Situazione critica per i giovani in Sicilia: fondi e progetti resi fallimentari dalla burocrazia.
Aumentano del trentacinque per cento i giovani indigenti in Sicilia e non si dimostrano funzionali i fondi di milioni di euro stanziati dagli enti pubblici. A spiegarlo è il professor Massimo Rizzuto, coordinatore di un progetto dell’Università di Palermo, Catania e Messina per assistere la Regione e gli enti per il welfare: il fallimento degli aiuti sarebbe imputabile alla burocrazia il fallimento degli aiuti e alla mancanza di progetti concreti.
“Ci sono dati drammatici. Le nuove generazioni non hanno prospettive. Chi può scappa mentre chi resta, terminati gli aiuti in famiglia, entra in un circuito da cui non esce più”. Eppure, il ministero del lavoro ha stanziato per la Sicilia una somma pari a 140 milioni destinati ai distretti sociosanitari, affinché possano aiutare chi ha bisogno a trovare lavoro nel Sia (Sostegno per l’inclusione attiva). I fondi sono stati divisi a vari Comuni dell’isola, tra cui figura Catania, e ai poveri, dopo opportune verifiche, è stato distribuito un assegno mensile di 480 euro. “Ma la maggior parte dei Comuni – dichiara il prof. Rizzuto a La Sicilia – si è limitato a inserirli in percorsi di formazione tradizionali che hanno il limite di non garantire una occupazione concreta”.
Alcuni Comuni, invece, hanno preferito aderire al progetto delle Università, una collaborazione tra gli atenei, le imprese e gli enti locali. “Innanzitutto, vengono coinvolte le imprese che vogliono investire sul territorio.– spiega il prof. Rizzuto L’utente al termine del percorso può sfruttare le competenze acquisite andando fuori dal territorio, o può rimanere in questo incubatore di imprese dove l’azienda coinvolta può impegnare l’operatore che ha formato in modo adeguato. I Comuni incentivano le imprese attraverso la sburicratizzazione. Infatti altri progetti falliscono perché le imprese vengono fermate dalla burocrazia”.
Da quanto emerso dal rapporto Zancar, tuttavia, sembra proprio che la povertà sia dilagante tra i giovani con un aumento degli indigenti del 35 per cento di anno in anno.
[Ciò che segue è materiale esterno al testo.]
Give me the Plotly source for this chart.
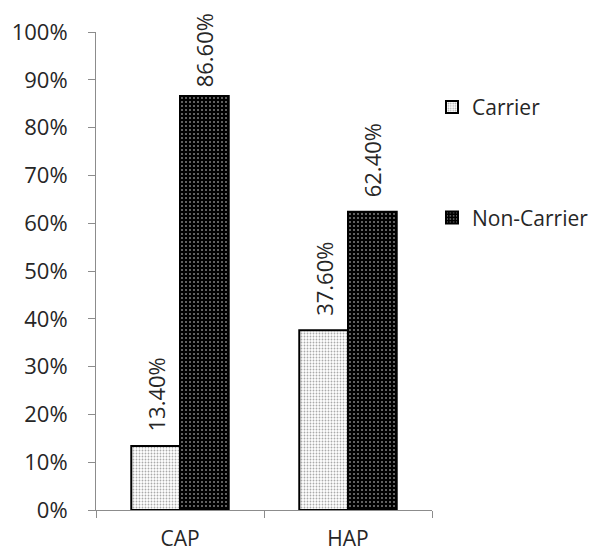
import plotly.graph_objects as go

categories = ["CAP", "HAP"]
carrier = [0.134, 0.376]
non_carrier = [0.866, 0.624]
carrier_labels = ["13.40%", "37.60%"]
non_carrier_labels = ["86.60%", "62.40%"]

font_family = "Open Sans, Liberation Sans, sans-serif"
axis_color = "#8c8c8c"
text_color = "#262626"


def padded(labels, values):
    # leading gap between bar top and rotated label; tall bars get less room
    return [("\u00a0" if v > 0.8 else "\u00a0\u00a0") + t for t, v in zip(labels, values)]


fig = go.Figure()
fig.add_trace(go.Bar(
    x=categories, y=carrier, name="Carrier",
    text=padded(carrier_labels, carrier), textposition="outside", textangle=-90,
    cliponaxis=False, constraintext="none",
    textfont=dict(size=22, color=text_color, family=font_family),
    marker=dict(color="white", line=dict(color="black", width=2),
                pattern=dict(shape=".", fgcolor="#555555", size=3, solidity=0.3)),
    legendgroup="a",
))
fig.add_trace(go.Bar(
    x=categories, y=non_carrier, name="Non-Carrier",
    text=padded(non_carrier_labels, non_carrier), textposition="outside", textangle=-90,
    cliponaxis=False, constraintext="none",
    textfont=dict(size=22, color=text_color, family=font_family),
    marker=dict(color="black", line=dict(color="black", width=2),
                pattern=dict(shape=".", fgcolor="white", size=4, solidity=0.2)),
    legendgroup="b",
))

fig.update_layout(
    width=598, height=554,
    margin=dict(l=88, r=174, t=24, b=52, autoexpand=False),
    paper_bgcolor="white", plot_bgcolor="white",
    barmode="group", bargap=0.42, bargroupgap=0,
    font=dict(family=font_family, size=21, color=text_color),
    showlegend=True,
    legend=dict(x=1.0, y=0.885, xanchor="left", yanchor="top",
                tracegroupgap=80, font=dict(size=21, color=text_color),
                itemwidth=30, bgcolor="rgba(0,0,0,0)"),
)
fig.update_yaxes(range=[0, 1], dtick=0.1, tickformat=".0%",
                 showgrid=False, zeroline=False, automargin=False,
                 showline=True, linecolor=axis_color, linewidth=1,
                 ticks="outside", ticklen=7, tickcolor=axis_color,
                 ticklabelstandoff=16,
                 tickfont=dict(size=22, color=text_color))
fig.update_xaxes(showgrid=False, showline=True, linecolor=axis_color, linewidth=1,
                 automargin=False,
                 ticks="outside", ticklen=7, tickcolor=axis_color,
                 tickson="boundaries", ticklabelstandoff=10,
                 tickfont=dict(size=21, color=text_color))

fig.write_html("out.html")
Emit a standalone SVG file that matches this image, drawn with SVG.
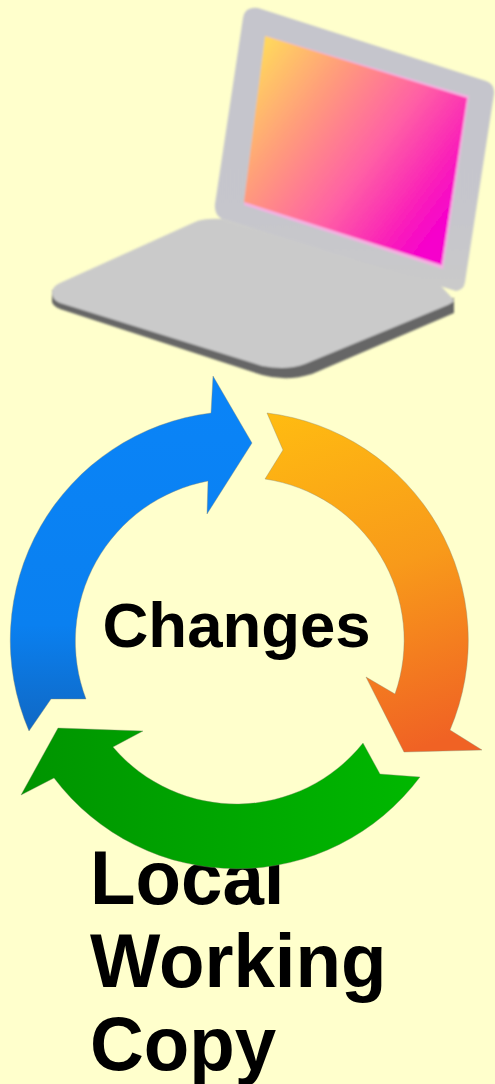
<svg xmlns="http://www.w3.org/2000/svg" width="495" height="1084" viewBox="0 0 495 1084">
<style>
.lbl{font-family:"Liberation Sans",Arial,sans-serif;font-weight:700;fill:#000}
.arrow{stroke:#8a8a70;stroke-opacity:.55;stroke-width:.7}
</style>
<defs>
<linearGradient id="gBlue" x1="0" y1="0" x2="0" y2="1"><stop offset="0" stop-color="#0a84f8"/><stop offset=".7" stop-color="#0a80f0"/><stop offset="1" stop-color="#1068c4"/></linearGradient>
<linearGradient id="gOrange" gradientUnits="userSpaceOnUse" x1="290" y1="410" x2="410" y2="752"><stop offset="0" stop-color="#ffbb11"/><stop offset=".5" stop-color="#f89a1a"/><stop offset="1" stop-color="#f06224"/></linearGradient>
<linearGradient id="gGreen" x1="0" y1="0" x2="1" y2="0"><stop offset="0" stop-color="#009400"/><stop offset="1" stop-color="#00b800"/></linearGradient>
<linearGradient id="gScreen" gradientUnits="userSpaceOnUse" x1="262" y1="50" x2="462" y2="200"><stop offset="0" stop-color="#ffd65e"/><stop offset=".3" stop-color="#ff9a7c"/><stop offset=".6" stop-color="#ff62a4"/><stop offset=".85" stop-color="#fa22b8"/><stop offset="1" stop-color="#f600cc"/></linearGradient>
<linearGradient id="gLid" x1="0" y1="0" x2="0" y2="1"><stop offset="0" stop-color="#c5c5cc"/><stop offset=".75" stop-color="#c6c6cc"/><stop offset="1" stop-color="#cacaca"/></linearGradient>
<filter id="soft" x="-5%" y="-5%" width="110%" height="110%"><feGaussianBlur stdDeviation="1"/></filter>
</defs>
<rect id="background" width="495" height="1084" fill="#ffffcc"/>
<g id="laptop" filter="url(#soft)">
<path fill="#666" d="M52 290 V302 Q53 306 60 309 L262 375 Q287 382 312 374 L454 313 V298 Z"/>
<path fill="#cacaca" d="M53 289 Q54 286 60 283 L195 222 Q205 218 222 219 L440 285 L454 300 Q454 302 448 305 L305 364 Q287 371 262 366 L60 303 Q52 300 52 292 Z"/>
<path fill="url(#gLid)" d="M258 8 L486 81 Q495 84 494 94 L465 282 Q464 290 456 291 L420 280 L222 219 Q214 215 215 204 L243 18 Q245 6 258 8 Z"/>
<path fill="#f4b0e2" d="M266 36 L469 96 L443 269 L244 205 Z"/>
<path fill="url(#gScreen)" d="M265 36 L467 98 L441.500 265 L244 202 Z"/>
</g>
<g id="label-local-working-copy">
<text class="lbl" font-size="76" transform="translate(90 904) scale(.98 1)">Local</text>
<text class="lbl" font-size="76" transform="translate(90 987) scale(.98 1)">Working</text>
<text class="lbl" font-size="76" transform="translate(90 1070) scale(.98 1)">Copy</text>
</g>
<g id="connectors">
<path id="arrow-blue" class="arrow" fill="url(#gBlue)" d="M29 731 A229 229 0 0 1 211 413 L213 376 L252 443 L207 514 L208 481 A163 163 0 0 0 86 699 L51 699 Z"/>
<path id="arrow-orange" class="arrow" fill="url(#gOrange)" d="M267 413 A229 229 0 0 1 450 730 L482 750 L404 752 L366 677 L395 694 A163 163 0 0 0 265 479 L283 450 Z"/>
<path id="arrow-green" class="arrow" fill="url(#gGreen)" d="M420 777 A229 229 0 0 1 54 778 L21 795 L58 728 L143 731 L113 747 A162 162 0 0 0 363 743 L380 774 Z"/>
</g>
<g id="label-changes">
<text class="lbl" font-size="63.500" x="102.500" y="647">Changes</text>
</g>
</svg>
Le università, dunque, si attivano nel portare avanti progetti per il welfare e mettono a disposizione anche il proprio personale per guidare quello dei Comuni. In conclusione Rizzuto mette in luce un controsenso: “Abbiamo tantissime tesi sulla povertà con dati precisi e aggiornati che restano negli scaffali mentre i Comuni poi dicono che mancano i dati. Serve più sinergia e meno autoreferenzialità. Chi amministra deve cambiare mentalità”.